Problem to work on:
How many lines of these entries hold the string "that"? Answer with the number alone.

-- begin Provided material --

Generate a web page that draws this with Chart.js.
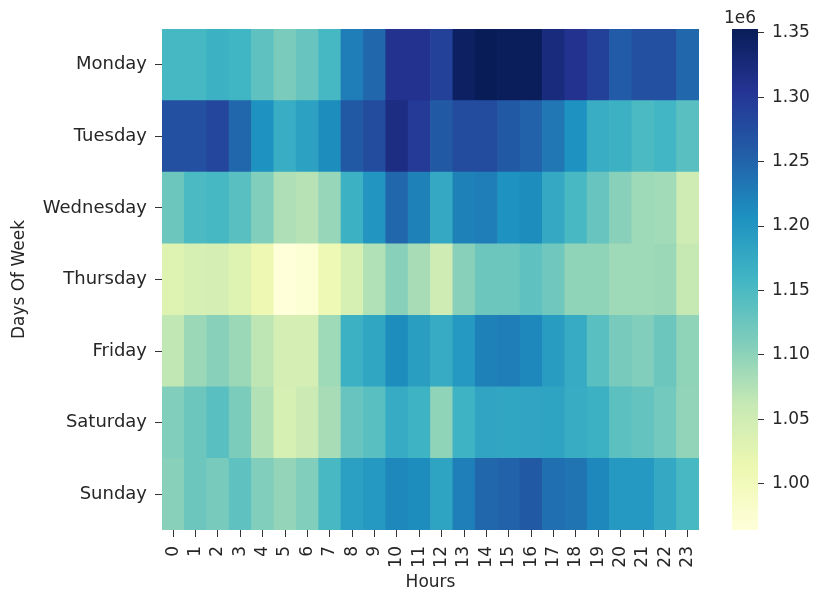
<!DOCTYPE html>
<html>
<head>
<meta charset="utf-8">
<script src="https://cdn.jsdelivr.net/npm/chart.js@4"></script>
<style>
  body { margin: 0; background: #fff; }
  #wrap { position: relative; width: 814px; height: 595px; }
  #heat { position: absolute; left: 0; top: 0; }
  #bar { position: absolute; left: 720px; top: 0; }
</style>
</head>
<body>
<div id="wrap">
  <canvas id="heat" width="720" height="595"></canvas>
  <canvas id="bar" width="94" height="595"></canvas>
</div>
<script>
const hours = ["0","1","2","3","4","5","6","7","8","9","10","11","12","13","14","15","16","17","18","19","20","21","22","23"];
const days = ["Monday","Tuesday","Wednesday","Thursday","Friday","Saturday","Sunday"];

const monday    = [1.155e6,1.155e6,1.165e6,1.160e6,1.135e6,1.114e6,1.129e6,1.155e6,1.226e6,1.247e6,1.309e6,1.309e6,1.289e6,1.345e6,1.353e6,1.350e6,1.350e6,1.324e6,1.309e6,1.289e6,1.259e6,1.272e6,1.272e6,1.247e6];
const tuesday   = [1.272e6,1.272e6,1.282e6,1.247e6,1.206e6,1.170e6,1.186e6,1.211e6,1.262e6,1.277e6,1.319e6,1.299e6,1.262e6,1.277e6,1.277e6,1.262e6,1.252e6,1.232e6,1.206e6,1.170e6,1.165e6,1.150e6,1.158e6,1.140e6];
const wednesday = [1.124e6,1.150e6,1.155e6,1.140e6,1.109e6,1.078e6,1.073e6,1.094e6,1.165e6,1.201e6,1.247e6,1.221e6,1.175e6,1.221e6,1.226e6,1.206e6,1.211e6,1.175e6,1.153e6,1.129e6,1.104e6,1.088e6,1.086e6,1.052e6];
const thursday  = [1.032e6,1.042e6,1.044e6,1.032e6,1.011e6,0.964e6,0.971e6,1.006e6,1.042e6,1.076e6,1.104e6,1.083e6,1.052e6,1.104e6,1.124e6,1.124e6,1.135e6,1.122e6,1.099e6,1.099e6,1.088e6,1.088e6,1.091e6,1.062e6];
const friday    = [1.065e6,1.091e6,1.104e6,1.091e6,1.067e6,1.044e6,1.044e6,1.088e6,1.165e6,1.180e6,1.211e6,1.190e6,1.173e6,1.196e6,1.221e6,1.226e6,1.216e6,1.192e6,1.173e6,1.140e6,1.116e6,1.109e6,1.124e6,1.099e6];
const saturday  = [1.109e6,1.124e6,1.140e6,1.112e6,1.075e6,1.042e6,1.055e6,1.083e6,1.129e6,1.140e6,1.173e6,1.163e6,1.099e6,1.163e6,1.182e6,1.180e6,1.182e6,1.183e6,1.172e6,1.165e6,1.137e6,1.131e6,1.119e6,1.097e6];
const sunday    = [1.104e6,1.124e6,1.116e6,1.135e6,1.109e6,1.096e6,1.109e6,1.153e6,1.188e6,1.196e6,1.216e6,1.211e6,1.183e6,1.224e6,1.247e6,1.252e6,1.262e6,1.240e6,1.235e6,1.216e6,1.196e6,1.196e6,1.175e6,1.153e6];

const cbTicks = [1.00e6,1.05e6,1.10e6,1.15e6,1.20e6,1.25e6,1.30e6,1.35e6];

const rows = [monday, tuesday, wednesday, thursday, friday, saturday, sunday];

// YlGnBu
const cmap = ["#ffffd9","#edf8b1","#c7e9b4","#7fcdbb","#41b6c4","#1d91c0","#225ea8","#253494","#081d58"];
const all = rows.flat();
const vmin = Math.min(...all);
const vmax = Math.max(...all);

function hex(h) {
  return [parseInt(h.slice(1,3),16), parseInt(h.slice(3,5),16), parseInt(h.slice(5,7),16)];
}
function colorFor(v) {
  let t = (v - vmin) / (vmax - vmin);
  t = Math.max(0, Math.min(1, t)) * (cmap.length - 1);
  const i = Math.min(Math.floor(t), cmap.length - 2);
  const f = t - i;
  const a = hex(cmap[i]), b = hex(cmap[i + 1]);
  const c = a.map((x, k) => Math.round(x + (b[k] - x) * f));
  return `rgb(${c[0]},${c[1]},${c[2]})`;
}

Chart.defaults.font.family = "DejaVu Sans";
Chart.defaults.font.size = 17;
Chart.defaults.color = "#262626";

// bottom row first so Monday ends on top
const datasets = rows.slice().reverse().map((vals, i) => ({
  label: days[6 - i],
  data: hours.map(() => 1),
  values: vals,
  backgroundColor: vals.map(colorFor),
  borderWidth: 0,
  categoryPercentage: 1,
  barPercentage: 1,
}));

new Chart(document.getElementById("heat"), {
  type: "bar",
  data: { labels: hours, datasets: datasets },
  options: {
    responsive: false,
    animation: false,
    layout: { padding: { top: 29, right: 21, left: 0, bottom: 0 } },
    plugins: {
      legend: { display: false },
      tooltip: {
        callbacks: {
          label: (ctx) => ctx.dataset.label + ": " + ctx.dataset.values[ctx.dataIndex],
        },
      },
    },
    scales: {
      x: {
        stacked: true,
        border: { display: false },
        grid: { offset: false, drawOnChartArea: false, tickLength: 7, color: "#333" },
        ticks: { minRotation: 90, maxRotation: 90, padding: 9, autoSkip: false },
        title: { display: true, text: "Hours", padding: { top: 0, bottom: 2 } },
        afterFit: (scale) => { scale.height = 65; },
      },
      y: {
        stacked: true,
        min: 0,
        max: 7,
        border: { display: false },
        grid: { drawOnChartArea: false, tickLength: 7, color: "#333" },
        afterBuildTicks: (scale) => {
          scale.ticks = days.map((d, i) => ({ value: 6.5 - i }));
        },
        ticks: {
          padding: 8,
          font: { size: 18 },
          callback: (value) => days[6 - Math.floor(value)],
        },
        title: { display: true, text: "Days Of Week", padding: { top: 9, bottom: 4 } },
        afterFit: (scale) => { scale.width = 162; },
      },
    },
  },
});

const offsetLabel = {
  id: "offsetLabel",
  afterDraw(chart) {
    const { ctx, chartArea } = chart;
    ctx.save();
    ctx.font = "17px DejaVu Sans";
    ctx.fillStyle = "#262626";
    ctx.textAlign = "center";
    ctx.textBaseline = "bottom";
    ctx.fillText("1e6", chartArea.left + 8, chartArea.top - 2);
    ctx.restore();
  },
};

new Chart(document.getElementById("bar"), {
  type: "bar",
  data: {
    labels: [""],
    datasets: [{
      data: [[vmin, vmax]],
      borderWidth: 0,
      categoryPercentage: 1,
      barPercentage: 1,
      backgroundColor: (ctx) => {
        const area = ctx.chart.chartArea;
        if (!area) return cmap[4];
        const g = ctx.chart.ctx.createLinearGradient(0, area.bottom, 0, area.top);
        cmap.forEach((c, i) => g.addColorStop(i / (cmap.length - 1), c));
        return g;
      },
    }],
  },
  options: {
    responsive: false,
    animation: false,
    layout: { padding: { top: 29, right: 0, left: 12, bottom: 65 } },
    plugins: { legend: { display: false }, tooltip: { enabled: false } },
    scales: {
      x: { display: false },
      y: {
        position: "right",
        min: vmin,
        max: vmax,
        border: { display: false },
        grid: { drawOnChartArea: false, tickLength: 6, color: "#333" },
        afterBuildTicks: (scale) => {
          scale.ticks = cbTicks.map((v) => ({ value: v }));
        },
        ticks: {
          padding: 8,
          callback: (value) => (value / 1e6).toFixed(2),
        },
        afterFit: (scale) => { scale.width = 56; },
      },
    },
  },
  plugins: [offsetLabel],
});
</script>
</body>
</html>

-- end Provided material --
-- begin Provided material --

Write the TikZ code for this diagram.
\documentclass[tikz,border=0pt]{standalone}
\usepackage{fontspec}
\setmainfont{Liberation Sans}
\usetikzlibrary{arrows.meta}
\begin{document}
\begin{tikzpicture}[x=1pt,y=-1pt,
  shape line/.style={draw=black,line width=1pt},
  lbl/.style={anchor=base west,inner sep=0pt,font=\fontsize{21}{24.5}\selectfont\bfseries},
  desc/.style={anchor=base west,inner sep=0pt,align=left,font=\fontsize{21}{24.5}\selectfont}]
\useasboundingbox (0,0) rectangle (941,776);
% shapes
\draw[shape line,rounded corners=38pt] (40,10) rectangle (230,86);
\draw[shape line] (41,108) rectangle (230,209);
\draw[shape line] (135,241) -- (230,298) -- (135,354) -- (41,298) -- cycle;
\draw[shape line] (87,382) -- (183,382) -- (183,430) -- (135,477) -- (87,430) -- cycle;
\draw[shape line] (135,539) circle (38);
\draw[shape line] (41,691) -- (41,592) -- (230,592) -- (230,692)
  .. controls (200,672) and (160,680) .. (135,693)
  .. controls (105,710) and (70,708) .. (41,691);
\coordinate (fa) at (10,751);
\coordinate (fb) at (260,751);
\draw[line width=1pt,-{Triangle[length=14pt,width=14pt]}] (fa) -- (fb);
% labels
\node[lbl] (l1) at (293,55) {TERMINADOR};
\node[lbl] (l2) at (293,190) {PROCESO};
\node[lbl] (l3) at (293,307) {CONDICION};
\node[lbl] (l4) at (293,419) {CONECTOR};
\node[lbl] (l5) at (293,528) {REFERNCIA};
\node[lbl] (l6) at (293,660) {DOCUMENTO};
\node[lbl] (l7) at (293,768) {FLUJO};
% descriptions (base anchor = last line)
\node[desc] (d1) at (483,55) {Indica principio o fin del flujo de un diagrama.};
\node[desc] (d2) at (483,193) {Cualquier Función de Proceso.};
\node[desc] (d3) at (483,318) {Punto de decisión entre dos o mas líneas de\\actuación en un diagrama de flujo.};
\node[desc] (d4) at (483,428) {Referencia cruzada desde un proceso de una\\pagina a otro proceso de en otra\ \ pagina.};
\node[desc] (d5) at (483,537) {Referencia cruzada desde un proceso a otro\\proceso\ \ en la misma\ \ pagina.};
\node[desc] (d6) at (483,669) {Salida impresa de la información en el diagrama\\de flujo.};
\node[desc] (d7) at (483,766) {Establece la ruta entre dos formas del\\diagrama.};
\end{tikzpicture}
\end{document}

-- end Provided material --
-- begin Provided material --

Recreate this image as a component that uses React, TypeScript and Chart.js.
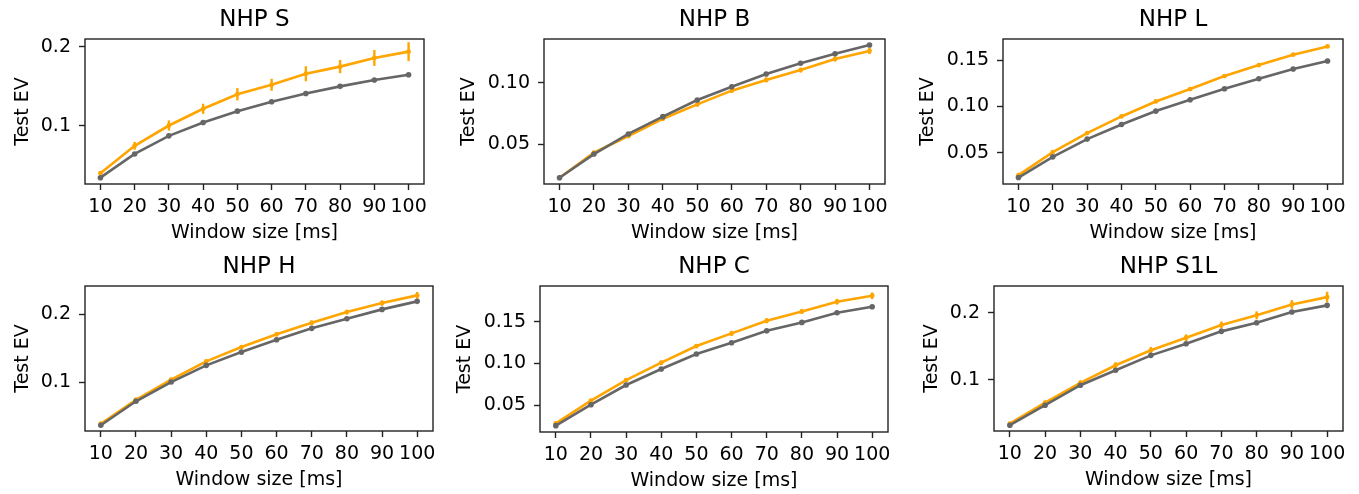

-- end Provided material --

Solution for this task:
2